When I was studying history at ‘A’ level in 1964, our syllabus identified
1492 as the year in which ‘Modern History’ began, the year that Columbus
‘discovered’ the ‘New World’. I was not told that it was also the year in which Columbus, in his relentless search for gold and slaves, instituted shockingly cruel and genocidal policies in the Caribbean islands he had ‘discovered’, including the rapid decimation of the populations of indigenous Arawak Indians. Neither was I told that it was the year in which Muhammad xII, the last Emir of Granada, surrendered his city to the Catholic Monarchs after a lengthy siege, bringing to an end 780 years of relatively peaceful co-existence under Islamic rule in Al-Andalus. And no mention was made of the Alhambra Decree in the same year, expelling all Jews from Spain unless they converted to Roman Catholicism. Clearly, I was expected to assimilate the dominant ‘narrative’ from a Eurocentric perspective, a straightforward ‘story’ about modernity, progress and outreach as pivotal features of Western civilisation and hegemony.
 
In Deceit & Self-Deception: Fooling yourself the Better to Fool Others, Robert Trivers refers to ‘false historical narratives’ as ‘lies we tell one another about our past.The usual goals are self-glorification and self-justification… False historical narratives act like self-deceptions at the group level, insofar as many people believe the same falsehood’, unconscious of the fallacies that went into constructing  the narrative.
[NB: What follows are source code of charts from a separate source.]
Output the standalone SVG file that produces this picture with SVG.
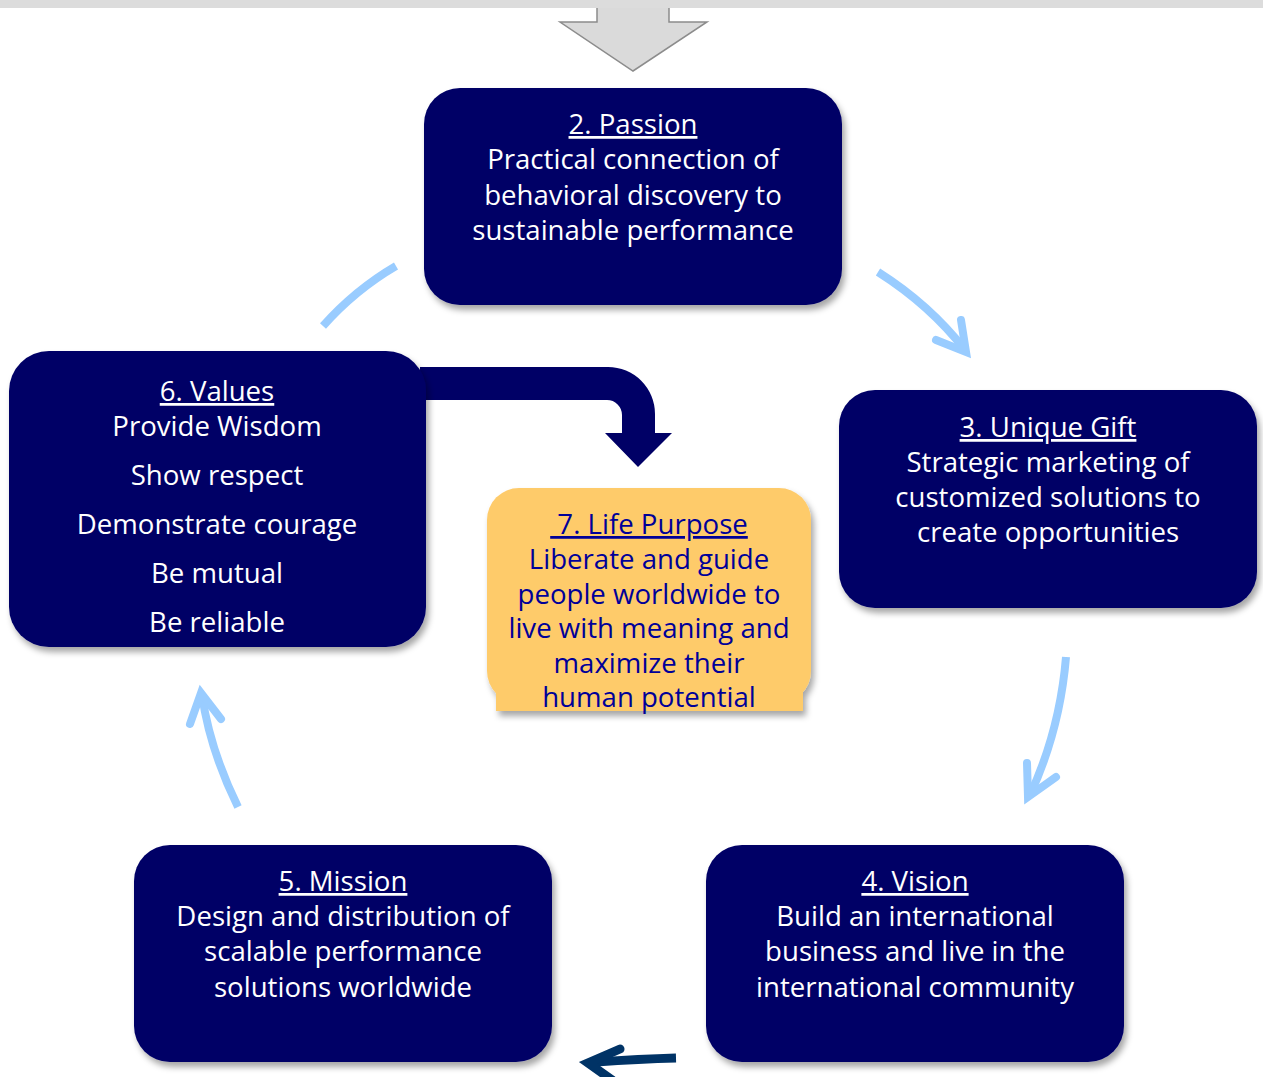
<svg xmlns="http://www.w3.org/2000/svg" width="1263" height="1077" viewBox="0 0 1263 1077">
<defs>
<filter id="sh" x="-10%" y="-10%" width="125%" height="130%">
<feDropShadow dx="3" dy="5" stdDeviation="3" flood-color="#000" flood-opacity="0.35"/>
</filter>
</defs>
<style>
.box{fill:#000066;filter:url(#sh)}
.t{font-family:"Open Sans","DejaVu Sans",sans-serif;font-size:27.6px;fill:#fff;text-anchor:middle}
.y{fill:#000099}
.u{text-decoration:underline}
.lb{fill:none;stroke:#99ccff;stroke-width:8}
.hd{fill:none;stroke:#99ccff;stroke-width:8;stroke-linecap:round;stroke-linejoin:miter}
</style>
<rect x="0" y="0" width="1263" height="1077" fill="#fff"/>
<path d="M597 0 V22 H560 L633 71 L707 22 H669 V0" fill="#dadada" stroke="#8c8c8c" stroke-width="1.5"/>
<rect x="0" y="0" width="1263" height="8" fill="#dcdcdc"/>
<g id="connectors">
<path class="lb" d="M323 326 Q355 290 396 266"/>
<path class="lb" d="M878 272 Q930 305 965 350"/>
<path class="hd" d="M936 340 L966 352 L961 320"/>
<path class="lb" d="M1066 657 Q1060 730 1030 795"/>
<path class="hd" d="M1027 763 L1028 797 L1056 777"/>
<path class="lb" d="M238 807 Q210 750 202 695"/>
<path class="hd" d="M190 724 L201 693 L221 719"/>
<path d="M676 1058 Q640 1059 596 1062" fill="none" stroke="#003366" stroke-width="9"/>
<path d="M620 1049 L588 1063 L612 1080" fill="none" stroke="#003366" stroke-width="9" stroke-linecap="round"/>
<path d="M420 367 H608 A47 47 0 0 1 655 414 V433 H672 L638 467 L605 433 H622 V415 A15 15 0 0 0 607 400 H420 Z" fill="#000066"/>
</g>
<g id="passion">
<rect class="box" x="424" y="88" width="418" height="217" rx="36"/>
<text class="t" x="633" y="134"><tspan class="u">2. Passion</tspan><tspan x="633" dy="35">Practical connection of</tspan><tspan x="633" dy="36">behavioral discovery to</tspan><tspan x="633" dy="35">sustainable performance</tspan></text>
</g>
<g id="gift">
<rect class="box" x="839" y="390" width="418" height="218" rx="36"/>
<text class="t" x="1048" y="437"><tspan class="u">3. Unique Gift</tspan><tspan x="1048" dy="35">Strategic marketing of</tspan><tspan x="1048" dy="35">customized solutions to</tspan><tspan x="1048" dy="35">create opportunities</tspan></text>
</g>
<g id="vision">
<rect class="box" x="706" y="845" width="418" height="217" rx="36"/>
<text class="t" x="915" y="891"><tspan class="u">4. Vision</tspan><tspan x="915" dy="35">Build an international</tspan><tspan x="915" dy="35">business and live in the</tspan><tspan x="915" dy="36">international community</tspan></text>
</g>
<g id="mission">
<rect class="box" x="134" y="845" width="418" height="217" rx="36"/>
<text class="t" x="343" y="891"><tspan class="u">5. Mission</tspan><tspan x="343" dy="35">Design and distribution of</tspan><tspan x="343" dy="35">scalable performance</tspan><tspan x="343" dy="36">solutions worldwide</tspan></text>
</g>
<g id="values">
<rect class="box" x="9" y="351" width="417" height="296" rx="40"/>
<text class="t" x="217" y="401"><tspan class="u">6. Values</tspan><tspan x="217" dy="35">Provide Wisdom</tspan><tspan x="217" dy="49">Show respect</tspan><tspan x="217" dy="49">Demonstrate courage</tspan><tspan x="217" dy="49">Be mutual</tspan><tspan x="217" dy="49">Be reliable</tspan></text>
</g>
<g id="purpose">
<g filter="url(#sh)">
<rect x="487" y="488" width="324" height="215" rx="32" fill="#fecb6b"/>
<rect x="496" y="670" width="307" height="41" fill="#fecb6b"/>
</g>
<text class="t y" x="649" y="534"><tspan class="u" xml:space="preserve"> 7. Life Purpose</tspan><tspan x="649" dy="35">Liberate and guide</tspan><tspan x="649" dy="35">people worldwide to</tspan><tspan x="649" dy="34">live with meaning and</tspan><tspan x="649" dy="35">maximize their</tspan><tspan x="649" dy="34">human potential</tspan></text>
</g>
</svg>
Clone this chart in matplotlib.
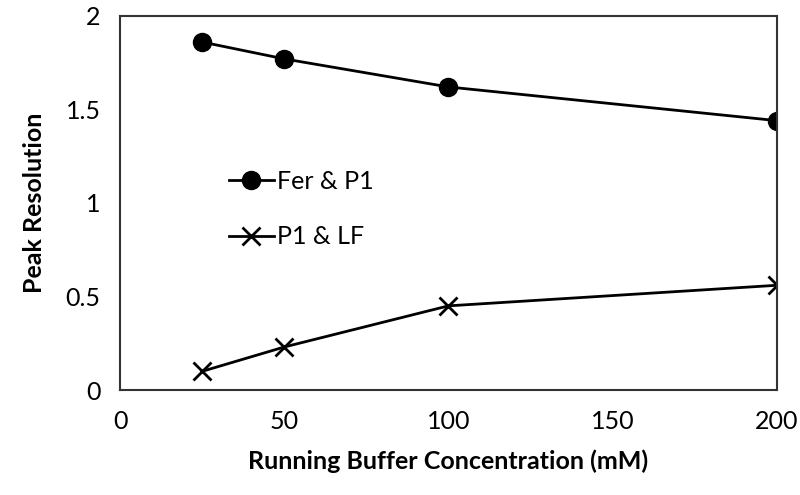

In ‘The Power of False Narratives’, Robert Parry gives us an example in the defeat of a modest gun-safety bill in the US Senate which is ‘further vindication of Orwell’s cynical observation that “who controls the past controls the future” since the American  Right  has persuaded  millions  of Americans  that a false narrative about the Second Amendment is true.’ And Trivers is also surely right that ‘if a great majority of the population can be raised on the same false narrative, you have a powerful force available to achieve group unity.’